* Start Data supplied *

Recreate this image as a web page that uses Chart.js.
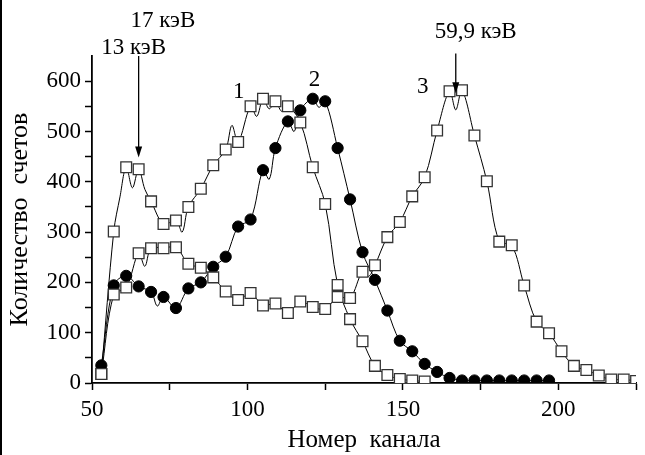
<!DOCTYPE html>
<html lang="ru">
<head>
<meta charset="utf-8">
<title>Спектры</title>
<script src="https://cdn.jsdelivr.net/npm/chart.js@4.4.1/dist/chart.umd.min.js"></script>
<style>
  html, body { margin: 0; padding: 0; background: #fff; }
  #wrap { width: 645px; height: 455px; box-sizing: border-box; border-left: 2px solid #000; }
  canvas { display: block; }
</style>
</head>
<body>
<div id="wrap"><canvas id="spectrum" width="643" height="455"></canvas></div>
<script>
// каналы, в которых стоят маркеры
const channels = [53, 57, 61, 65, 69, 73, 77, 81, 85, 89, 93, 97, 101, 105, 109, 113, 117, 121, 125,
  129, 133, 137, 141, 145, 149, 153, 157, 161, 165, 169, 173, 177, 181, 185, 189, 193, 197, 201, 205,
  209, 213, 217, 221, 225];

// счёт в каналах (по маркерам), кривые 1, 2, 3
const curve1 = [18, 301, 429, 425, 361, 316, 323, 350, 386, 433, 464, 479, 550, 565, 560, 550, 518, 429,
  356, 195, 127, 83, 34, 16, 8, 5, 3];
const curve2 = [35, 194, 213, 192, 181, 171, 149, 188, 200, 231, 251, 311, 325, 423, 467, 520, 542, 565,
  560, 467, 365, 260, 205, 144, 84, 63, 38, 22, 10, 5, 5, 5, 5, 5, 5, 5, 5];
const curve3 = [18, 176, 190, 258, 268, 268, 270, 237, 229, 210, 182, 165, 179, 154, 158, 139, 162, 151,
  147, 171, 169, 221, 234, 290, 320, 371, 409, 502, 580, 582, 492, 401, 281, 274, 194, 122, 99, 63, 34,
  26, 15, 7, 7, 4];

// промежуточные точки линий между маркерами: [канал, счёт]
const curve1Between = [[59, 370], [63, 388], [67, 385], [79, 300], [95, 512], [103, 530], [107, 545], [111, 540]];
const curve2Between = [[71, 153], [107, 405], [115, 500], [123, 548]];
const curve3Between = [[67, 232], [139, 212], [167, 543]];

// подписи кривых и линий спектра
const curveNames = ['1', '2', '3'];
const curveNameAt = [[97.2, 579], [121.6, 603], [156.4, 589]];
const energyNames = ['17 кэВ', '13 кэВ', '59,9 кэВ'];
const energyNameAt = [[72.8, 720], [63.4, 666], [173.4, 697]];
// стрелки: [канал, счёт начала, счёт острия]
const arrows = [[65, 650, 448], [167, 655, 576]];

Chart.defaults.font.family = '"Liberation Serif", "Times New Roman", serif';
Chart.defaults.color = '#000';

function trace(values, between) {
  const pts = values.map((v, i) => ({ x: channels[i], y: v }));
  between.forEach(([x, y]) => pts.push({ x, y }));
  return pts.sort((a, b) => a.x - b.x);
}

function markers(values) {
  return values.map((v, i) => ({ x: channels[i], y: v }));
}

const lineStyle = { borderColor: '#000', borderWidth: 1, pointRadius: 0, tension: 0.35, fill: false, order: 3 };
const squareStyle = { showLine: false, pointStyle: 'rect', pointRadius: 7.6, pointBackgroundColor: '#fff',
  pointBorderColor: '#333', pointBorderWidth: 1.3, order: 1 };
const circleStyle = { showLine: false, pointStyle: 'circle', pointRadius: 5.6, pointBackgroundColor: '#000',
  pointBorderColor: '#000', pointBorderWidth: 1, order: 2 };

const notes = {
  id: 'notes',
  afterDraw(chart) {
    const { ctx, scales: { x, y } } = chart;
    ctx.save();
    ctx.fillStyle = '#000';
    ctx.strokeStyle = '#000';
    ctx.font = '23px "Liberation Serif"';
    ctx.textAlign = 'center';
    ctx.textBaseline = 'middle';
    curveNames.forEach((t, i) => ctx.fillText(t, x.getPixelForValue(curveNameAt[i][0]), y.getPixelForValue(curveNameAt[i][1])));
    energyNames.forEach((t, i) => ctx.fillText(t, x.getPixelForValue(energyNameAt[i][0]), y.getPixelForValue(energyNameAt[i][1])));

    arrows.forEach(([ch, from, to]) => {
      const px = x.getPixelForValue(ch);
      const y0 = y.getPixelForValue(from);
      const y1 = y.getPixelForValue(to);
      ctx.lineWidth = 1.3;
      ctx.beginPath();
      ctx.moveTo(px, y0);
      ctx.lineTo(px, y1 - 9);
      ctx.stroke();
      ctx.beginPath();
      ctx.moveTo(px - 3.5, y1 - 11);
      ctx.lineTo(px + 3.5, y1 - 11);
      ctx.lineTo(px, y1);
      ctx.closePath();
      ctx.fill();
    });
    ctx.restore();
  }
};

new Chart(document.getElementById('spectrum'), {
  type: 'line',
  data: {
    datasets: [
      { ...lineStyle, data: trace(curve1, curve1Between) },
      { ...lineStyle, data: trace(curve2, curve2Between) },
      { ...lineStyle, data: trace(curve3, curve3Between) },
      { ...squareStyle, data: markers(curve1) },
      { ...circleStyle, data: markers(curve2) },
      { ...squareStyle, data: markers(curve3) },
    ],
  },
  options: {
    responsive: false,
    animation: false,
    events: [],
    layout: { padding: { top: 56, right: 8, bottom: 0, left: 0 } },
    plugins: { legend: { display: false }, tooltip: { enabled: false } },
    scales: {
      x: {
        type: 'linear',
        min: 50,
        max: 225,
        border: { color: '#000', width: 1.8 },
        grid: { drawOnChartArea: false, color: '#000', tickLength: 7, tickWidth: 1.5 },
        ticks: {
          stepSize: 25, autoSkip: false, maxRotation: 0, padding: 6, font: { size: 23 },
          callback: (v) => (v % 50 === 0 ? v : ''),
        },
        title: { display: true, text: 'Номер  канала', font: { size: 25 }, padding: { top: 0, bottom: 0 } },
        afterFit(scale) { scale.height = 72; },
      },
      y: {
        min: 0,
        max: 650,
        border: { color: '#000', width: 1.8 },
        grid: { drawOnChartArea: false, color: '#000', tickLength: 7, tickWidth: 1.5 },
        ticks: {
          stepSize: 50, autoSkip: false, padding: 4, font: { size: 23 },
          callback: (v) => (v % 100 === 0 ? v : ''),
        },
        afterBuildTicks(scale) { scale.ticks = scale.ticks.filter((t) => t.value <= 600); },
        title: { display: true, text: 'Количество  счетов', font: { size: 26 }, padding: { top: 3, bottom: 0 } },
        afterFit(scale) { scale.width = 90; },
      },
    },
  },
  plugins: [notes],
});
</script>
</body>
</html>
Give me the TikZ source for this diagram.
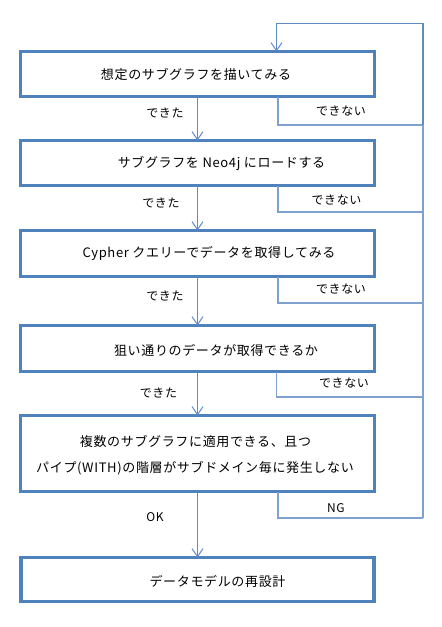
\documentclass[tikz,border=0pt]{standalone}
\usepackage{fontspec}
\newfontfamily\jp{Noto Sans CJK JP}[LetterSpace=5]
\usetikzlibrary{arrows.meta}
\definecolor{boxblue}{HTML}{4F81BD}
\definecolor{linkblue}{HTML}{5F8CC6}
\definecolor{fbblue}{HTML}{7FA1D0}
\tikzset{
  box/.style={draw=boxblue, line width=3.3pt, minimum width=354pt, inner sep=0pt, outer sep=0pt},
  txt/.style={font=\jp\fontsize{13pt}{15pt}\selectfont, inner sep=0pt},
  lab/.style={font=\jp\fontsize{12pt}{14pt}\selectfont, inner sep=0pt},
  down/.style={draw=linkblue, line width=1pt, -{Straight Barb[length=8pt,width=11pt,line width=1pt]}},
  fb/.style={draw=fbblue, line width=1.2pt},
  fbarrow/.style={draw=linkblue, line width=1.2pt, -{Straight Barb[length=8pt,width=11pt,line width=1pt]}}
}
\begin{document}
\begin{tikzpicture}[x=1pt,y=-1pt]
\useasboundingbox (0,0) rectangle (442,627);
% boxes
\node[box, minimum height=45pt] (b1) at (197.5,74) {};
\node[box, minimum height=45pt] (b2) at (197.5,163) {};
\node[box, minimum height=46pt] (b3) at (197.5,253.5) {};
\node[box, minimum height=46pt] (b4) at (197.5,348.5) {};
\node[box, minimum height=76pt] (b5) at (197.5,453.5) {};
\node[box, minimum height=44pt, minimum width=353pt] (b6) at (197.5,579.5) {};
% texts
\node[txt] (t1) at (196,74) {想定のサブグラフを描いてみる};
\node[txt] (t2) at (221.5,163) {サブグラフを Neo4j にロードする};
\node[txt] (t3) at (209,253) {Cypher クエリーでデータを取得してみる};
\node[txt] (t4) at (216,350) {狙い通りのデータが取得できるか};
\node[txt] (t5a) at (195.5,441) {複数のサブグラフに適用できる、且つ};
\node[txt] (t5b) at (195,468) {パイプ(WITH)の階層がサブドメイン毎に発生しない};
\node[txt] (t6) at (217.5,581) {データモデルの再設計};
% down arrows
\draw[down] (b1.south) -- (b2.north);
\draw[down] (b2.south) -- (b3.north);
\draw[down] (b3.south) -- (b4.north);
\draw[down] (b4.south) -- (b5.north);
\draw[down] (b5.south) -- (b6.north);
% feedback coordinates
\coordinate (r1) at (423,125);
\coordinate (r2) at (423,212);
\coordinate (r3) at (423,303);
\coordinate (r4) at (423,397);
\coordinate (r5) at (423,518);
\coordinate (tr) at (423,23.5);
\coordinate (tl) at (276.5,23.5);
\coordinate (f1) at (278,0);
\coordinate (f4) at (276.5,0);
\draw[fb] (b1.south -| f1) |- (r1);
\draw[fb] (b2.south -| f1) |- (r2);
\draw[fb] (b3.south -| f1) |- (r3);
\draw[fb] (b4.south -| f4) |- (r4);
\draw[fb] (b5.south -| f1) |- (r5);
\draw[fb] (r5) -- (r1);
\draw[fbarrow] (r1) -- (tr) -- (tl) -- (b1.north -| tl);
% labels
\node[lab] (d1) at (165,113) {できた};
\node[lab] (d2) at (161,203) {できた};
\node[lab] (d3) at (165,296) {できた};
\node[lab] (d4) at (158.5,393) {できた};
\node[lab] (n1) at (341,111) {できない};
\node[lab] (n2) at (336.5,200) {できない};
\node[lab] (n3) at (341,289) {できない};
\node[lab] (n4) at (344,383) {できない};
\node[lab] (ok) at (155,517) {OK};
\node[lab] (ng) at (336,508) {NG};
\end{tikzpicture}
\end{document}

* End Data supplied *

* **Written problem**
From the data, collect all lines where the string "this" appears.

* **Worked answer**
Recreate this image as a web page that uses Chart.js.
Give me the TikZ source for this diagram.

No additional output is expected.